Take it a step further and try to hone in on the pros and cons of any particular diet and you would think we were discussing politics or religion. Instead of useful information, you find cult followings, critics, and opinions of absolute certainty behind the “science” delicately balanced against vitriol diatribes railing against that same science. And, of course, we cannot leave the many billions of dollars being spent on supplements and product marketing. The odds are definitely against us.
So where should you start? Anywhere. Knowing what isn’t working is almost as good as knowing what will. As much as I wish I could, I cannot solve your puzzle for you. I will gladly support anybody in his or her journey, but for now, I want to suggest a paradigm shift for each of us.
These days, too many of us a far too quick to judge somebody for being overweight, quick to blame it on laziness or lack of discipline without even being able to see the puzzle they are trying to put together. Maybe we’ve had ours figured out from the day we were born, or maybe it just needs readjusting every few months. I encourage you to try and understand. Take a step back and remember, it’s not a simple process. If it were as simple as skipping ice cream at dinner, there would be little no obesity issue in the world.
For those that have managed to piece together their own difficult puzzle, share your journey, and if requested, share what has worked while remembering your puzzle is different. Always keep those struggling lifted up and keep them pointed in the right direction. It’s important to remember that what worked for you, may not work for someone else and it’s not “their fault” your process isn’t working.
When I was in grad school, one of my professors used to say “don’t get lost in the forest, fly over the trees.” If you’re in a position to help somebody with nutrition and trained to do so, I propose the opposite. The research is above the trees, but the pieces to our puzzles are on the ground. Forget this one size fits all approach, and similarly, lose the “if you do it my way, and it doesn’t work it’s your fault” attitude. Again, I’m not blaming you, but you have inherently limited knowledge of each individual puzzle. It’s an art, not a Made In China, one-size fits all product.
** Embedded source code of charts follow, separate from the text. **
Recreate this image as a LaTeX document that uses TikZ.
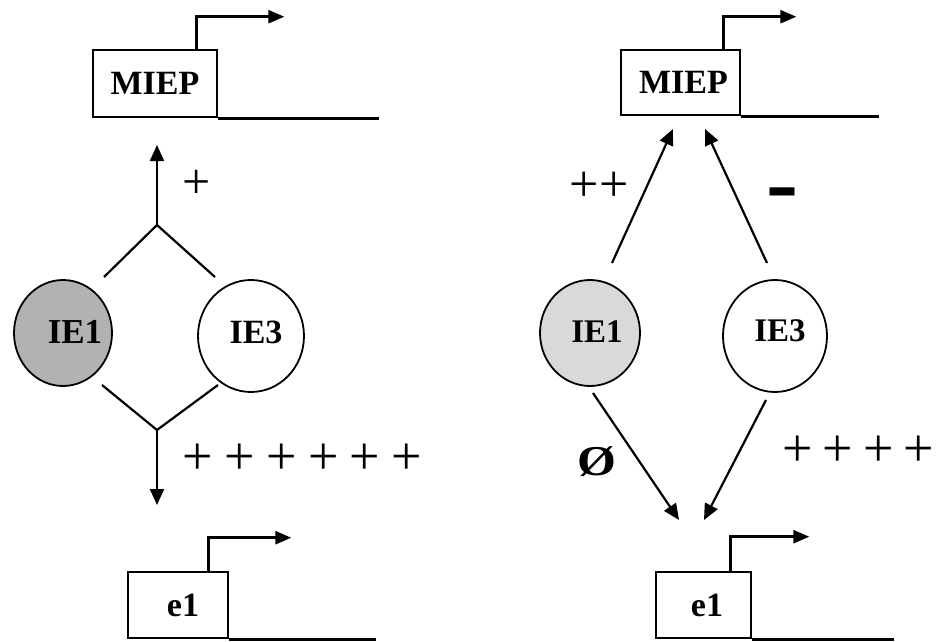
\documentclass[tikz,border=0pt]{standalone}
\usepackage{fontspec}
\setmainfont{Liberation Serif}
\usetikzlibrary{arrows.meta,shapes.geometric}
\begin{document}
\begin{tikzpicture}[x=1pt,y=-1pt,
  gene/.style={draw, line width=2.6pt, inner sep=0pt,
    font=\fontsize{34}{34}\selectfont\bfseries},
  prom/.style={line width=2.6pt, -{Triangle[length=16pt,width=13pt]}},
  dna/.style={line width=2.6pt},
  ie/.style={draw, ellipse, line width=1.8pt, inner sep=0pt},
  ietext/.style={anchor=base, inner sep=0pt, font=\bfseries},
  link/.style={line width=2.2pt},
  act/.style={line width=2.2pt, -{Triangle[length=16pt,width=14pt]}},
  sign/.style={anchor=base, inner sep=0pt}
]
\useasboundingbox (0,0) rectangle (938,642);

% ---------------- left panel ----------------
\node[gene, minimum width=124pt, minimum height=67pt] (lmiep) at (155,83.5) {MIEP};
\draw[prom] ([xshift=-22pt]lmiep.north east) |- ++(88,-32);
\draw[dna] (lmiep.south east) -- ++(161,0);

\node[gene, minimum width=100pt, minimum height=66pt] (le1) at (178,605) {\hspace*{10pt}e1};
\draw[prom] ([xshift=-21pt]le1.north east) |- ++(83,-33);
\draw[dna] (le1.south east) -- ++(147,0);

\node[ie, fill=black!30, minimum width=98pt, minimum height=106pt] (lie1) at (63,333) {};
\node[ietext, font=\fontsize{35}{35}\selectfont\bfseries] (lie1t) at (75,343) {IE1};
\node[ie, fill=white, minimum width=106pt, minimum height=112pt] (lie3) at (251,336) {};
\node[ietext, font=\fontsize{34}{34}\selectfont\bfseries] (lie3t) at (256,343) {IE3};

% joint action of IE1 and IE3
\coordinate (ltopa) at (104,277);
\coordinate (ltopapex) at (157,225);
\coordinate (ltopb) at (215,277);
\coordinate (lup) at (157,145);
\draw[link] (ltopa) -- (ltopapex) -- (ltopb);
\draw[act] (ltopapex) -- (lup);

\coordinate (lbota) at (102,385);
\coordinate (lbotapex) at (157,430);
\coordinate (lbotb) at (218,385);
\coordinate (ldown) at (157,505);
\draw[link] (lbota) -- (lbotapex) -- (lbotb);
\draw[act] (lbotapex) -- (ldown);

\node[sign, font=\fontsize{50}{50}\selectfont] (lplus) at (197,198) {+};
\node[sign, anchor=base west, font=\fontsize{54}{54}\selectfont] (lplus6) at (182,474)
  {+\hspace{11.5pt}+\hspace{11.5pt}+\hspace{11.5pt}+\hspace{11.5pt}+\hspace{11.5pt}+};

% ---------------- right panel ----------------
\node[gene, minimum width=119pt, minimum height=65pt] (rmiep) at (680.5,82.5) {\hspace*{6pt}MIEP};
\draw[prom] ([xshift=-18pt]rmiep.north east) |- ++(73,-32);
\draw[dna] (rmiep.south east) -- ++(138,0);

\node[gene, minimum width=95pt, minimum height=66pt] (re1) at (703.5,605) {\hspace*{7pt}e1};
\draw[prom] ([xshift=-22pt]re1.north east) |- ++(79,-34);
\draw[dna] (re1.south east) -- ++(142,0);

\node[ie, fill=black!15, minimum width=100pt, minimum height=106pt] (rie1) at (590,333) {};
\node[ietext, font=\fontsize{33}{33}\selectfont\bfseries] (rie1t) at (597,342) {IE1};
\node[ie, fill=white, minimum width=104pt, minimum height=112pt] (rie3) at (775,336) {};
\node[ietext, font=\fontsize{33}{33}\selectfont\bfseries] (rie3t) at (780,341) {IE3};

% separate effects of IE1 and IE3
\coordinate (r1a) at (612,263);
\coordinate (r1b) at (673,129);
\coordinate (r3a) at (767,263);
\coordinate (r3b) at (705,129);
\draw[act] (r1a) -- (r1b);
\draw[act] (r3a) -- (r3b);

\coordinate (r1c) at (593,393);
\coordinate (r1d) at (679,520);
\coordinate (r3c) at (766,400);
\coordinate (r3d) at (704,520);
\draw[act] (r1c) -- (r1d);
\draw[act] (r3c) -- (r3d);

\node[sign, font=\fontsize{52}{52}\selectfont] (rpp) at (599,201) {++};
\node[sign, font=\fontsize{96}{96}\selectfont\bfseries] (rminus) at (782,214) {-};
\node[sign, font=\fontsize{50}{50}\selectfont\bfseries] (rnull) at (596.5,475) {\scalebox{1}[0.85]{Ø}};
\node[sign, anchor=base west, font=\fontsize{54}{54}\selectfont] (rplus4) at (782,466)
  {+\hspace{10pt}+\hspace{10pt}+\hspace{10pt}+};
\end{tikzpicture}
\end{document}
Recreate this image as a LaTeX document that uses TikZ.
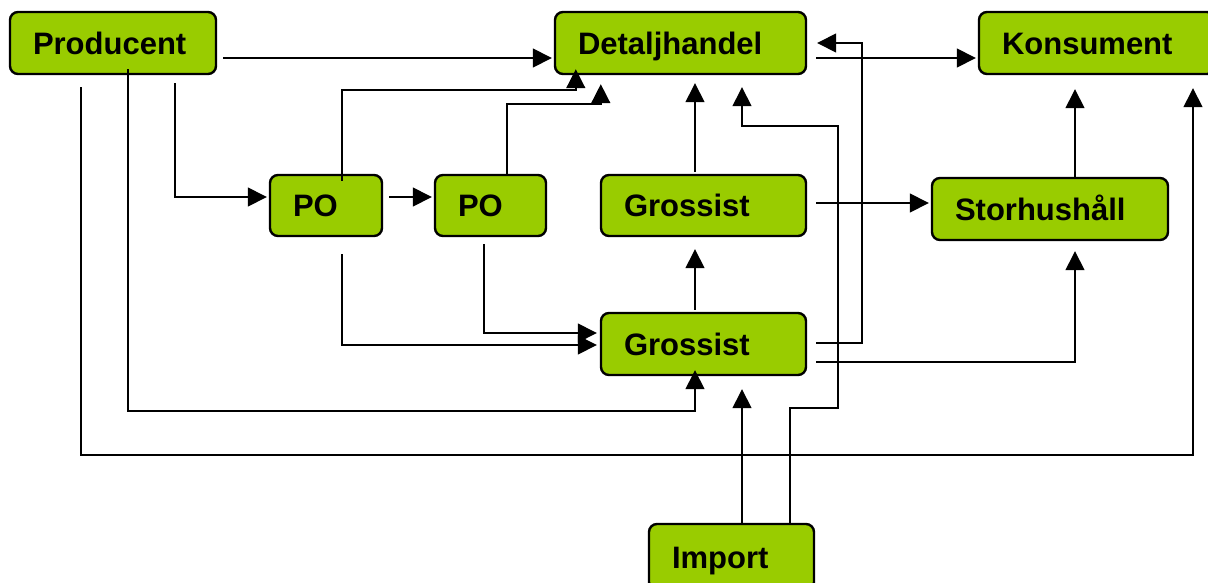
\documentclass[tikz,border=0pt]{standalone}
\usepackage{fontspec}
\setmainfont{Liberation Sans}
\usetikzlibrary{arrows.meta,calc}
\definecolor{boxgreen}{HTML}{99CC00}
\begin{document}
\begin{tikzpicture}[x=1pt,y=-1pt,
  box/.style={draw=black,fill=boxgreen,line width=2.4pt,rounded corners=8pt,
    minimum height=62pt,inner xsep=23pt,inner ysep=0pt,align=left,
    text height=22pt,text depth=0pt,
    font=\fontsize{31}{36}\selectfont\bfseries},
  conn/.style={line width=1.5pt,-{Triangle[length=19pt,width=19pt]}},
  plain/.style={line width=1.5pt}]
\useasboundingbox (0,0) rectangle (1208,582);
\clip (0,0) rectangle (1208,582);
% nodes
\node[box,text width=160pt] (prod) at (113,43) {Producent};
\node[box,text width=205pt] (det) at (680.5,43) {Detaljhandel};
\node[box,text width=190pt] (kon) at (1097,43) {Konsument};
\node[box,text width=66pt,minimum height=61pt] (po1) at (326,205.5) {PO};
\node[box,text width=65pt,minimum height=61pt] (po2) at (490.5,205.5) {PO};
\node[box,text width=159pt,minimum height=61pt] (g1) at (703.5,205.5) {Grossist};
\node[box,text width=190pt] (sto) at (1050,209) {Storhushåll};
\node[box,text width=159pt] (g2) at (703.5,344) {Grossist};
\node[box,text width=119pt,minimum height=66pt] (imp) at (731.5,557) {Import};
% connectors
\draw[conn] ([shift={(6,15)}]prod.east) -- ([shift={(-2,15)}]det.west);
\draw[conn] ([shift={(62,8)}]prod.south) |- ([shift={(-2,-8.5)}]po1.west);
\draw[conn] ([shift={(15,-6)}]prod.south) -- (128,411) -| ([shift={(-8.5,-6)}]g2.south);
\draw[conn] ([shift={(-32,12)}]prod.south) -- (81,455) -| ([shift={(96,13)}]kon.south);
\draw[conn] ([shift={(16,7)}]po1.north) -- (342,90) -| ([shift={(22,-6)}]det.south west);
\draw[conn] ([shift={(16.5,0)}]po2.north) -- (507,104) -| ([shift={(47,9)}]det.south west);
\draw[conn] ([shift={(6,-8.5)}]po1.east) -- ([shift={(-2,-8.5)}]po2.west);
\draw[conn] ([shift={(16,17)}]po1.south) |- ([shift={(-3,1)}]g2.west);
\draw[conn] ([shift={(-6.5,7)}]po2.south) |- ([shift={(-3,-11)}]g2.west);
\draw[conn] ([shift={(-8.5,-2)}]g1.north) -- ([shift={(14.5,8)}]det.south);
\draw[conn] ([shift={(-8.5,-2)}]g2.north) -- ([shift={(-8.5,12)}]g1.south);
\draw[conn] ([shift={(9,-2.5)}]g1.east) -- ([shift={(-2,-6)}]sto.west);
\draw[conn] ([shift={(25,0)}]sto.north) -- ([shift={(-22,14)}]kon.south);
\draw[conn] ([shift={(9,15)}]det.east) -- ([shift={(-2,15)}]kon.west);
\draw[conn] ([shift={(9,-1)}]g2.east) -- (862,343) |- ([shift={(10,0)}]det.east);
\draw[conn] ([shift={(9,18)}]g2.east) -| ([shift={(25,10)}]sto.south);
\draw[conn] ([shift={(10.5,0)}]imp.north) -- ([shift={(38.5,13)}]g2.south);
\draw[conn] ([shift={(58.5,0)}]imp.north) -- (790,408) -- (838,408) -- (838,126) -| ([shift={(61.5,12)}]det.south);
\end{tikzpicture}
\end{document}
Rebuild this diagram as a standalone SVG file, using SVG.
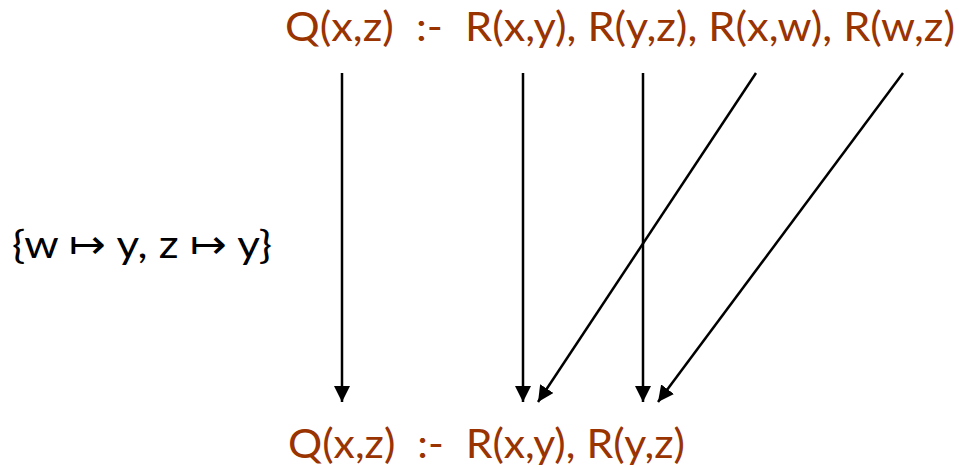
<svg xmlns="http://www.w3.org/2000/svg" width="959" height="467" viewBox="0 0 959 467">
<defs>
<style>
.q{font-family:Lato,"Open Sans","Liberation Sans",sans-serif;font-size:41px;fill:#993300}
.m{font-family:Lato,"Open Sans","Liberation Sans",sans-serif;font-size:39px;fill:#000}
.e{stroke:#000;stroke-width:2.5;fill:none;marker-end:url(#ah)}
</style>
<marker id="ah" viewBox="0 0 10 10" refX="10" refY="5" markerWidth="6.4" markerHeight="6.4" markerUnits="strokeWidth" orient="auto">
<path d="M0,0 L10,5 L0,10 z" fill="#000"/>
</marker>
</defs>
<rect width="959" height="467" fill="#fff"/>
<g id="top-rule">
<text class="q" x="285" y="41" textLength="670" lengthAdjust="spacingAndGlyphs" xml:space="preserve">Q(x,z)  :-  R(x,y), R(y,z), R(x,w), R(w,z)</text>
</g>
<g id="bottom-rule">
<text class="q" x="288" y="458" textLength="397" lengthAdjust="spacingAndGlyphs" xml:space="preserve">Q(x,z)  :-  R(x,y), R(y,z)</text>
</g>
<g id="mapping">
<text class="m" x="12" y="258" textLength="260" lengthAdjust="spacingAndGlyphs">{w ↦ y, z ↦ y}</text>
</g>
<g id="connectors">
<line class="e" x1="342" y1="73" x2="342" y2="402"/>
<line class="e" x1="523" y1="73" x2="523" y2="402"/>
<line class="e" x1="643" y1="73" x2="643" y2="402"/>
<line class="e" x1="756" y1="73" x2="538" y2="402"/>
<line class="e" x1="903" y1="73" x2="658" y2="402"/>
</g>
</svg>
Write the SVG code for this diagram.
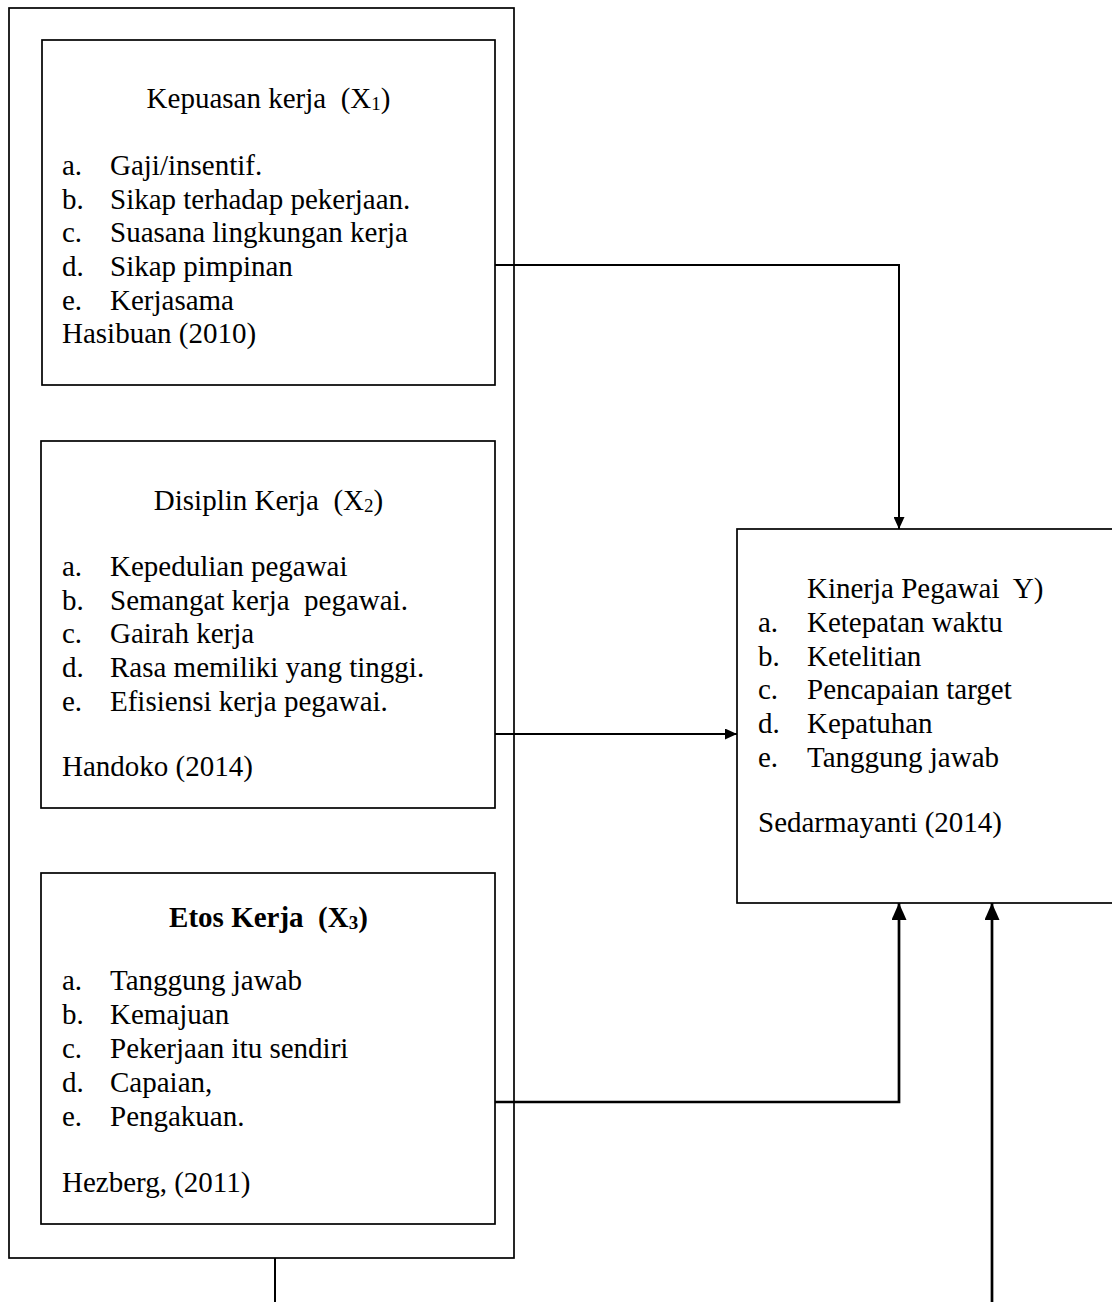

Finally, for those struggling to piece it all together, I encourage you to keep trying and stay persistent. Keep what fits, adjust what doesn’t. Try not to let others discourage you and try to avoid being tied into a specific diet that works for someone with 2 million followers. Listen and question trending media diets—what they are, why they say it works. And most importantly, do not solely rely on others for solving your puzzle. You have the most knowledge about all the pieces.
You will find it. The process may not be fast. There probably won’t be one solution and there probably won’t be one set back. Stay focused and make the little decisions count. Try a piece. See if it fits. Adjust.
It’s up to you to be your own puzzle master.